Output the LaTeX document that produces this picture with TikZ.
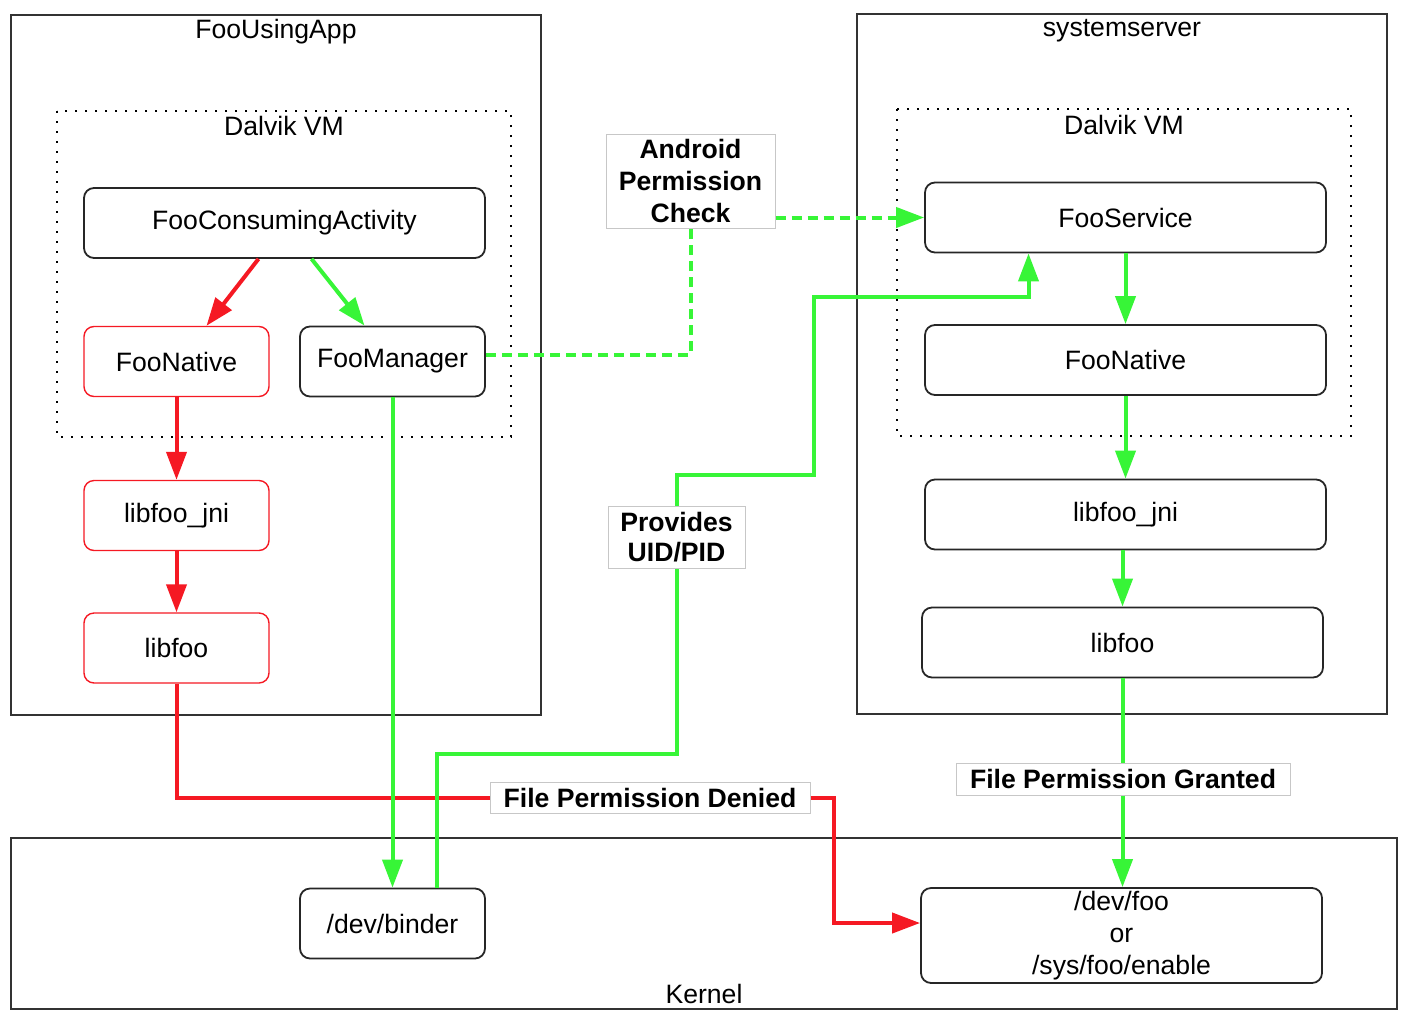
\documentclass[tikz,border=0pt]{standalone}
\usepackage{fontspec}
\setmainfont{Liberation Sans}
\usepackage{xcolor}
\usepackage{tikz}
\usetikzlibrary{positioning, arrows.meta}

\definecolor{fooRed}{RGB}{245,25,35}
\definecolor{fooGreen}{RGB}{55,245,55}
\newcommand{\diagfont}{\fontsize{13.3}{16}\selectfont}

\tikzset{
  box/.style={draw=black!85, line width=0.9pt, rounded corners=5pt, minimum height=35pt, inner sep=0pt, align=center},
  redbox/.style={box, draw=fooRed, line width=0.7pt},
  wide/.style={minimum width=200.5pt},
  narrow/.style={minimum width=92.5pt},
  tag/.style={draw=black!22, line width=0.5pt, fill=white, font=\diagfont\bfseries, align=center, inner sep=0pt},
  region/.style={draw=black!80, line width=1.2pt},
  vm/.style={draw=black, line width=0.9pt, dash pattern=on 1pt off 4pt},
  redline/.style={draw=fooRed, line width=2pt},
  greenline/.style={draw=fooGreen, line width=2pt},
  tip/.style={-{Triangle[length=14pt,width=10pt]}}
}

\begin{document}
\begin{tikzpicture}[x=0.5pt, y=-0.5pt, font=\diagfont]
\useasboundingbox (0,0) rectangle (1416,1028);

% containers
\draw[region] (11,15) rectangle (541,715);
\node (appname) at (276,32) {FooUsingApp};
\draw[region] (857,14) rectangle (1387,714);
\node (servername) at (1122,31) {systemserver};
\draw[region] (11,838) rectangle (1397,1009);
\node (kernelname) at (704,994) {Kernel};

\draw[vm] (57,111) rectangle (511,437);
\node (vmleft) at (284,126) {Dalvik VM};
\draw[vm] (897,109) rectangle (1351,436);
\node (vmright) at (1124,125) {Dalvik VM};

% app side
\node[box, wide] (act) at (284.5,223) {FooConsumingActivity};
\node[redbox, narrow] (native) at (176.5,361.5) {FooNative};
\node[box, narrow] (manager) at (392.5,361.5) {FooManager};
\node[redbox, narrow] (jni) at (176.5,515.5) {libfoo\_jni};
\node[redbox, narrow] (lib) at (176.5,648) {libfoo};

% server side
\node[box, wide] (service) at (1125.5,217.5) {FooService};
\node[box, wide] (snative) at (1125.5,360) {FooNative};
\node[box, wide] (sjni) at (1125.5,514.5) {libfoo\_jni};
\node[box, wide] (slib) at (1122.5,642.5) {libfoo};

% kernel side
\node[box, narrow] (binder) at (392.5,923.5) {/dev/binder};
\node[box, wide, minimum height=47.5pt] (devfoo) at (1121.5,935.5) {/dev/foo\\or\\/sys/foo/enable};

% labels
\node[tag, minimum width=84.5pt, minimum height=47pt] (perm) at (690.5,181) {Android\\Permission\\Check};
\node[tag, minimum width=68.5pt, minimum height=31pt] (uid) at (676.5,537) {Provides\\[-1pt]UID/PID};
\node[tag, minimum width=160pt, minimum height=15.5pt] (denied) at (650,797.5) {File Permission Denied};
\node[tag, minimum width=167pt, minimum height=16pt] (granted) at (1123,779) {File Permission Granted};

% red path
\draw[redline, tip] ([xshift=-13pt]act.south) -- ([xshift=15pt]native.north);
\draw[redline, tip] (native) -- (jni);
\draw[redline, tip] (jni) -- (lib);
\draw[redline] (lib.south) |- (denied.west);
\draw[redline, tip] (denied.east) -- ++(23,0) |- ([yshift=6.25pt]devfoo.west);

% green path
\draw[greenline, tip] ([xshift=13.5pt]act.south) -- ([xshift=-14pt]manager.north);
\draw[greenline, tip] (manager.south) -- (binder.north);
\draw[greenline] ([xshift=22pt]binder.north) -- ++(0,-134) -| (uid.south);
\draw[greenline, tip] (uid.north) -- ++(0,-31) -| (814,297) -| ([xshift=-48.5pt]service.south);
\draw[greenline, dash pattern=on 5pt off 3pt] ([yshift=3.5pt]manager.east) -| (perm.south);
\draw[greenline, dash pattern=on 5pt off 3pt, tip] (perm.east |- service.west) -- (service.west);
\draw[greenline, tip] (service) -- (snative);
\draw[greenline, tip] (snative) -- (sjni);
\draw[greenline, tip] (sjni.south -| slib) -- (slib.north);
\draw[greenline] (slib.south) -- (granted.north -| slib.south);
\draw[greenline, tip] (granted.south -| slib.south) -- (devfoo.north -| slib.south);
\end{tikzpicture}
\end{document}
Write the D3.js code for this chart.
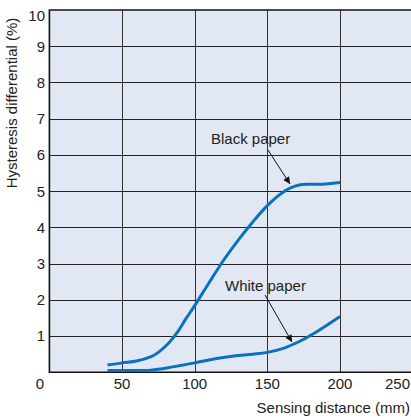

-*-

● **WHAT IS BEING ASKED**: Omit every picture, then repeat the remaining data exactly as it appears above.

● **COMPLETED TASK**:
Output the LaTeX document that produces this picture with TikZ.
\documentclass[tikz,border=0pt]{standalone}
\usepackage{fontspec}
\setmainfont{Liberation Sans}
\usepackage{xcolor}
\usepackage{tikz}
\usetikzlibrary{positioning, arrows.meta}

\definecolor{fooRed}{RGB}{245,25,35}
\definecolor{fooGreen}{RGB}{55,245,55}
\newcommand{\diagfont}{\fontsize{13.3}{16}\selectfont}

\tikzset{
  box/.style={draw=black!85, line width=0.9pt, rounded corners=5pt, minimum height=35pt, inner sep=0pt, align=center},
  redbox/.style={box, draw=fooRed, line width=0.7pt},
  wide/.style={minimum width=200.5pt},
  narrow/.style={minimum width=92.5pt},
  tag/.style={draw=black!22, line width=0.5pt, fill=white, font=\diagfont\bfseries, align=center, inner sep=0pt},
  region/.style={draw=black!80, line width=1.2pt},
  vm/.style={draw=black, line width=0.9pt, dash pattern=on 1pt off 4pt},
  redline/.style={draw=fooRed, line width=2pt},
  greenline/.style={draw=fooGreen, line width=2pt},
  tip/.style={-{Triangle[length=14pt,width=10pt]}}
}

\begin{document}
\begin{tikzpicture}[x=0.5pt, y=-0.5pt, font=\diagfont]
\useasboundingbox (0,0) rectangle (1416,1028);

% containers
\draw[region] (11,15) rectangle (541,715);
\node (appname) at (276,32) {FooUsingApp};
\draw[region] (857,14) rectangle (1387,714);
\node (servername) at (1122,31) {systemserver};
\draw[region] (11,838) rectangle (1397,1009);
\node (kernelname) at (704,994) {Kernel};

\draw[vm] (57,111) rectangle (511,437);
\node (vmleft) at (284,126) {Dalvik VM};
\draw[vm] (897,109) rectangle (1351,436);
\node (vmright) at (1124,125) {Dalvik VM};

% app side
\node[box, wide] (act) at (284.5,223) {FooConsumingActivity};
\node[redbox, narrow] (native) at (176.5,361.5) {FooNative};
\node[box, narrow] (manager) at (392.5,361.5) {FooManager};
\node[redbox, narrow] (jni) at (176.5,515.5) {libfoo\_jni};
\node[redbox, narrow] (lib) at (176.5,648) {libfoo};

% server side
\node[box, wide] (service) at (1125.5,217.5) {FooService};
\node[box, wide] (snative) at (1125.5,360) {FooNative};
\node[box, wide] (sjni) at (1125.5,514.5) {libfoo\_jni};
\node[box, wide] (slib) at (1122.5,642.5) {libfoo};

% kernel side
\node[box, narrow] (binder) at (392.5,923.5) {/dev/binder};
\node[box, wide, minimum height=47.5pt] (devfoo) at (1121.5,935.5) {/dev/foo\\or\\/sys/foo/enable};

% labels
\node[tag, minimum width=84.5pt, minimum height=47pt] (perm) at (690.5,181) {Android\\Permission\\Check};
\node[tag, minimum width=68.5pt, minimum height=31pt] (uid) at (676.5,537) {Provides\\[-1pt]UID/PID};
\node[tag, minimum width=160pt, minimum height=15.5pt] (denied) at (650,797.5) {File Permission Denied};
\node[tag, minimum width=167pt, minimum height=16pt] (granted) at (1123,779) {File Permission Granted};

% red path
\draw[redline, tip] ([xshift=-13pt]act.south) -- ([xshift=15pt]native.north);
\draw[redline, tip] (native) -- (jni);
\draw[redline, tip] (jni) -- (lib);
\draw[redline] (lib.south) |- (denied.west);
\draw[redline, tip] (denied.east) -- ++(23,0) |- ([yshift=6.25pt]devfoo.west);

% green path
\draw[greenline, tip] ([xshift=13.5pt]act.south) -- ([xshift=-14pt]manager.north);
\draw[greenline, tip] (manager.south) -- (binder.north);
\draw[greenline] ([xshift=22pt]binder.north) -- ++(0,-134) -| (uid.south);
\draw[greenline, tip] (uid.north) -- ++(0,-31) -| (814,297) -| ([xshift=-48.5pt]service.south);
\draw[greenline, dash pattern=on 5pt off 3pt] ([yshift=3.5pt]manager.east) -| (perm.south);
\draw[greenline, dash pattern=on 5pt off 3pt, tip] (perm.east |- service.west) -- (service.west);
\draw[greenline, tip] (service) -- (snative);
\draw[greenline, tip] (snative) -- (sjni);
\draw[greenline, tip] (sjni.south -| slib) -- (slib.north);
\draw[greenline] (slib.south) -- (granted.north -| slib.south);
\draw[greenline, tip] (granted.south -| slib.south) -- (devfoo.north -| slib.south);
\end{tikzpicture}
\end{document}
Write the D3.js code for this chart.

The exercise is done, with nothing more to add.